I have such a deep love for movies. There are films constantly playing when I’m home. A few I’ve always loved or have recently moved me are Fellini’s 8 ½ and Cassavetes Opening Night. Any of the Cary Grant/Katherine Hepburn comedies. The silent film, The Unknown, with Lon Chaney Sr and a young Joan Crawford. Jim Jarmusch’s Dead Man. The film Memphis directed by Tim Sutton. Yorgos Lanthimos’ films The Lobster and The Favorite. Portrait Of A Lady On Fire is incredible. I watched it three times in one day after the first time I saw the film.

How significant is screenplay for a movie as an act of potent initiation? What would be your suggestions for the budding screenwriters?

Filmmaking is the most collaborative of art forms. Every element of the process is essential and carries weight. A great script can be a massive inspiration to the director and actors, just as a bad script can limit what they are able to do in their roles. The best advice I can give to budding screenwriters about writing is the tried and true advice I got, and that’s to read obsessively. All genres and all styles. Learn from everyone telling a story. Learn the rules of screenwriting, but don’t let them define how you write a script.

 

Tell us something about the Place of satire in the domain of cinema today.

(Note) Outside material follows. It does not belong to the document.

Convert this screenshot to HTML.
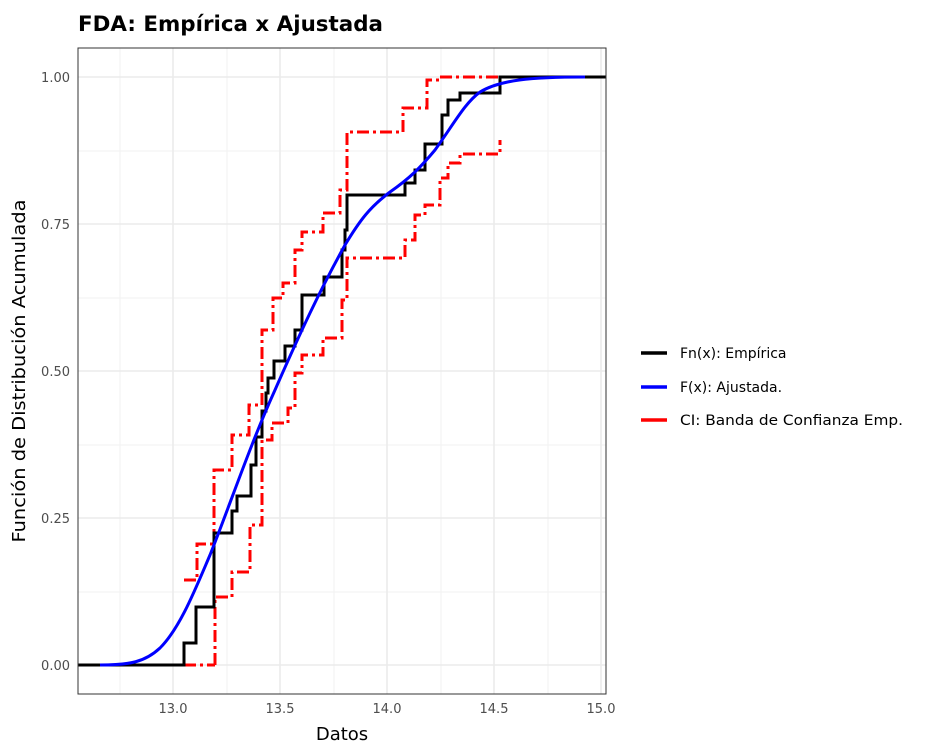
<!DOCTYPE html><html><head><meta charset="utf-8"><style>body{margin:0;background:#fff}</style></head><body>
<svg width="933" height="751" xmlns="http://www.w3.org/2000/svg" font-family="DejaVu Sans, Liberation Sans, sans-serif">
<rect width="933" height="751" fill="#fff"/>
<g stroke="#f2f2f2" stroke-width="1">
<line x1="78" x2="606" y1="592" y2="592"/><line x1="78" x2="606" y1="445" y2="445"/><line x1="78" x2="606" y1="298" y2="298"/><line x1="78" x2="606" y1="151" y2="151"/>
<line x1="120" x2="120" y1="48" y2="694"/><line x1="227" x2="227" y1="48" y2="694"/><line x1="334" x2="334" y1="48" y2="694"/><line x1="441" x2="441" y1="48" y2="694"/><line x1="548" x2="548" y1="48" y2="694"/>
</g>
<g stroke="#ebebeb" stroke-width="1.6">
<line x1="78" x2="606" y1="665" y2="665"/><line x1="78" x2="606" y1="518" y2="518"/><line x1="78" x2="606" y1="371" y2="371"/><line x1="78" x2="606" y1="224" y2="224"/><line x1="78" x2="606" y1="77" y2="77"/>
<line x1="173" x2="173" y1="48" y2="694"/><line x1="280" x2="280" y1="48" y2="694"/><line x1="387" x2="387" y1="48" y2="694"/><line x1="494" x2="494" y1="48" y2="694"/><line x1="601" x2="601" y1="48" y2="694"/>
</g>
<g fill="none" stroke-width="3">
<polyline stroke="#f00" stroke-dasharray="12,4,3,4" points="215,665 215,597 232,597 232,572 250,572 250,525 262,525 262,440 272,440 272,423 288,423 288,408 295,408 295,373 302,373 302,355 323,355 323,338 342,338 342,300 347,300 347,258 405,258 405,240 415,240 415,215 425,215 425,205 440,205 440,178 448,178 448,163 460,163 460,154 500,154 500,140"/>
<polyline stroke="#f00" stroke-dasharray="12,4,3,4" points="184,580 197,580 197,544 214,544 214,470 232,470 232,435 249,435 249,405 262,405 262,330 273,330 273,298 283,298 283,283 295,283 295,250 302,250 302,232 323,232 323,213 340,213 340,190 347,190 347,132 403,132 403,108 427,108 427,80 440,80 440,77 500,77"/>
<polyline stroke="#f00" stroke-dasharray="12,4,3,4" points="184,665 215,665"/>
<polyline stroke="#000" points="78,665 184,665 184,643 196,643 196,607 214,607 214,533 232,533 232,511 237,511 237,496 251,496 251,465 256,465 256,437 262,437 262,411 266,411 266,393 268,393 268,378 274,378 274,361 285,361 285,346 295,346 295,330 302,330 302,295 324,295 324,277 342,277 342,250 345,250 345,230 347,230 347,195 405,195 405,183 415,183 415,170 425,170 425,144 442,144 442,115 448,115 448,100 460,100 460,93 500,93 500,77 606,77"/>
<path stroke="#00f" d="M100,665 C130,665 145,662 160,648 C180,628 195,590 210,555 C230,505 250,445 275,390 C300,333 320,290 345,245 C360,220 370,207 390,192 C410,178 420,168 435,150 C455,122 465,103 480,92 C500,80 530,77 585,77"/>
</g>
<rect x="78" y="48" width="528" height="646" fill="none" stroke="#333" stroke-width="1"/>
<g font-size="13" fill="#4d4d4d" text-anchor="end">
<text x="70" y="670">0.00</text><text x="70" y="523">0.25</text><text x="70" y="376">0.50</text><text x="70" y="229">0.75</text><text x="70" y="82">1.00</text>
</g>
<g font-size="13" fill="#4d4d4d" text-anchor="middle">
<text x="173" y="713">13.0</text><text x="280" y="713">13.5</text><text x="387" y="713">14.0</text><text x="494" y="713">14.5</text><text x="601" y="713">15.0</text>
</g>
<text x="342" y="740" font-size="18" text-anchor="middle">Datos</text>
<text transform="translate(25,371) rotate(-90)" font-size="18" text-anchor="middle" textLength="343" lengthAdjust="spacingAndGlyphs">Función de Distribución Acumulada</text>
<text x="78" y="31" font-size="21" font-weight="bold" textLength="305" lengthAdjust="spacingAndGlyphs">FDA: Empírica x Ajustada</text>
<g stroke-width="3.5"><line x1="641" x2="667" y1="353" y2="353" stroke="#000"/><line x1="641" x2="667" y1="387" y2="387" stroke="#00f"/><line x1="641" x2="667" y1="420" y2="420" stroke="#f00"/></g>
<g font-size="14" fill="#000"><text x="680" y="358">Fn(x): Empírica</text><text x="680" y="392">F(x): Ajustada.</text><text x="680" y="425" textLength="223" lengthAdjust="spacingAndGlyphs">CI: Banda de Confianza Emp.</text></g>
</svg></body></html>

Satire feels out of place in the earnestness of our contemporary culture. Though satirical humor is still everywhere, nuance and subtlety are gone. It’s in your face as if there’s a need to remind the audience that this is funny. Perhaps, too, it’s because our perception of the world is all dire and doom. The twenty-four-hour propaganda “news” channels haven’t helped this despite being parodies themselves.

 

Tell us something about the sensational nature of the title. Does it necessarily add to the excitement of the story?

The title, Invitation To My Own Assassination, is the kind of wry joke a person who has fallen victim to an incident that’s both life-threatening and totally absurd and manages to live through it can, would and should make.

 

In one of the earlier scenes Elliot talks about the time he was struggling in the industry. How authentic is the confession keeping in mind the plight of independent artists in general?

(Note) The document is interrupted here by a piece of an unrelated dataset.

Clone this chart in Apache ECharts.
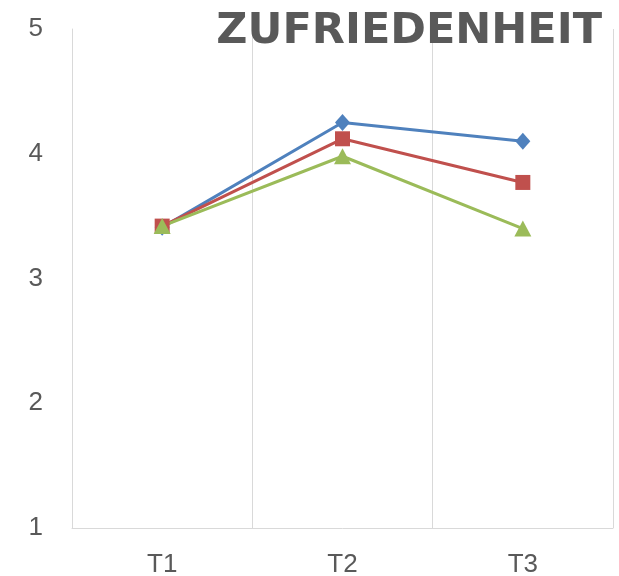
<!DOCTYPE html>
<html>
<head>
<meta charset="utf-8">
<script src="https://cdn.jsdelivr.net/npm/echarts@6/dist/echarts.min.js"></script>
<style>
  html, body { margin: 0; padding: 0; background: #fff; }
  #main { width: 619px; height: 576px; }
</style>
</head>
<body>
<div id="main"></div>
<script>
// Daten
var categories = ["T1", "T2", "T3"];
var blueValues = [3.41, 4.25, 4.10];
var redValues = [3.42, 4.12, 3.77];
var greenValues = [3.42, 3.98, 3.40];
var yTicks = [1, 2, 3, 4, 5];

var chart = echarts.init(document.getElementById("main"));

var option = {
  backgroundColor: "#fff",
  animation: false,
  title: {
    text: "ZUFRIEDENHEIT",
    right: 12,
    top: 5,
    textStyle: {
      fontFamily: "DejaVu Sans",
      fontWeight: "bold",
      fontSize: 43,
      color: "#595959"
    }
  },
  grid: {
    left: 72,
    right: 6,
    top: 29,
    bottom: 48,
    outerBoundsMode: "none"
  },
  xAxis: {
    type: "category",
    data: categories,
    boundaryGap: true,
    axisLine: { lineStyle: { color: "#d9d9d9", width: 1 } },
    axisTick: { show: false },
    splitLine: { show: true, lineStyle: { color: "#d9d9d9", width: 1 } },
    axisLabel: {
      margin: 24,
      fontFamily: "Liberation Sans",
      fontSize: 26,
      color: "#595959"
    }
  },
  yAxis: {
    type: "value",
    min: yTicks[0],
    max: yTicks[yTicks.length - 1],
    interval: 1,
    axisLine: { show: true, lineStyle: { color: "#d9d9d9", width: 1 } },
    axisTick: { show: false },
    splitLine: { show: false },
    axisLabel: {
      margin: 29,
      padding: [6, 0, 0, 0],
      fontFamily: "Liberation Sans",
      fontSize: 26,
      color: "#595959"
    }
  },
  series: [
    {
      name: "blau",
      type: "line",
      data: blueValues,
      symbol: "diamond",
      symbolSize: [15, 17],
      lineStyle: { color: "#4f81bd", width: 3 },
      itemStyle: { color: "#4f81bd" }
    },
    {
      name: "rot",
      type: "line",
      data: redValues,
      symbol: "rect",
      symbolSize: 15,
      lineStyle: { color: "#c0504d", width: 3 },
      itemStyle: { color: "#c0504d" }
    },
    {
      name: "gruen",
      type: "line",
      data: greenValues,
      symbol: "triangle",
      symbolSize: [17, 16],
      lineStyle: { color: "#9bbb59", width: 3 },
      itemStyle: { color: "#9bbb59" }
    }
  ]
};

chart.setOption(option);
</script>
</body>
</html>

The story Elliot shares of his early struggles to make it in the film industry as he lives through new types of troubles is authentic of a time and place. He’s a director whose career began in a pre-digital, internet, and social media age. Also, a time before massive conglomerates purchased and then sanitized our culture. We’re at a place now where the ability to make a film and share it with the world is easier  than ever. The downside is there is an absurd amount of content coming out every day. It’s staggering to think about the number of artists of all disciplines fighting to be seen and heard by an already saturated audience.

 

Tell us more about your dexterous use of the tussle between the conservatives and the liberals in your script. Were you setting an Orwellian paradigm of sorts (the old man being Big Brother)?

It’s hard to escape Orwellian ideas when examining society. As frightening as the concepts Orwell and Huxley presented to us are, there is something amusing about how we all participate in a society of control so readily. There’s even a percentage of the population that welcomes the idea of giving control of their lives to forces greater than themselves. It’s why religion has been a continuous presence and why fascism lies just beneath the surface, waiting.

 

How would you describe the perversions and deviations in cinema, the way Elliot puts it? How can one categorise the aberrant from the general in terms of cinema?

Cinema is frozen moments of our hopes, dreams, and desires. Real-life love stories rarely play out like rom-coms. We feel powerless in our day-to-day lives, so we turn to heroes. Sexuality is manipulated, distorted, heightened, or virginally romanticized to give the act itself an ethereal quality. Elliot’s desensitized to the cliches of the Hollywood blockbuster movie culture; he loathes the path he’s on and his participation in this culture. He mocks the repressed, puritanical notions that drive the American audience’s impulses, the soulless money-grubbing that motivates the studios, the twisted nature of these ideas, and the desire for total control that guides his captors, causing them to imprison him.

 

You have impeccably satirized the political abductions and murders that take place across the globe where in most of the cases artists and journalists fall victim. Did this message lurk behind the making of Elliot’s latest venture?

The stories of politically based abductions and murders were a guiding presence through the whole process of writing this script. Lorca being shot by Franco’s henchman. Roberto Bolano shining a light on the recent past in Mexico and Chile. We can reflect on the long history of these brutal actions while still witnessing these crimes happening with frightening regularity worldwide. It’s important to tell stories that examine this type of desire for power and control and how it leads to the crushing of anything in defiance of it, whether it be an overtly political act like demonstrating or the simple act of an artist thinking and existing independently.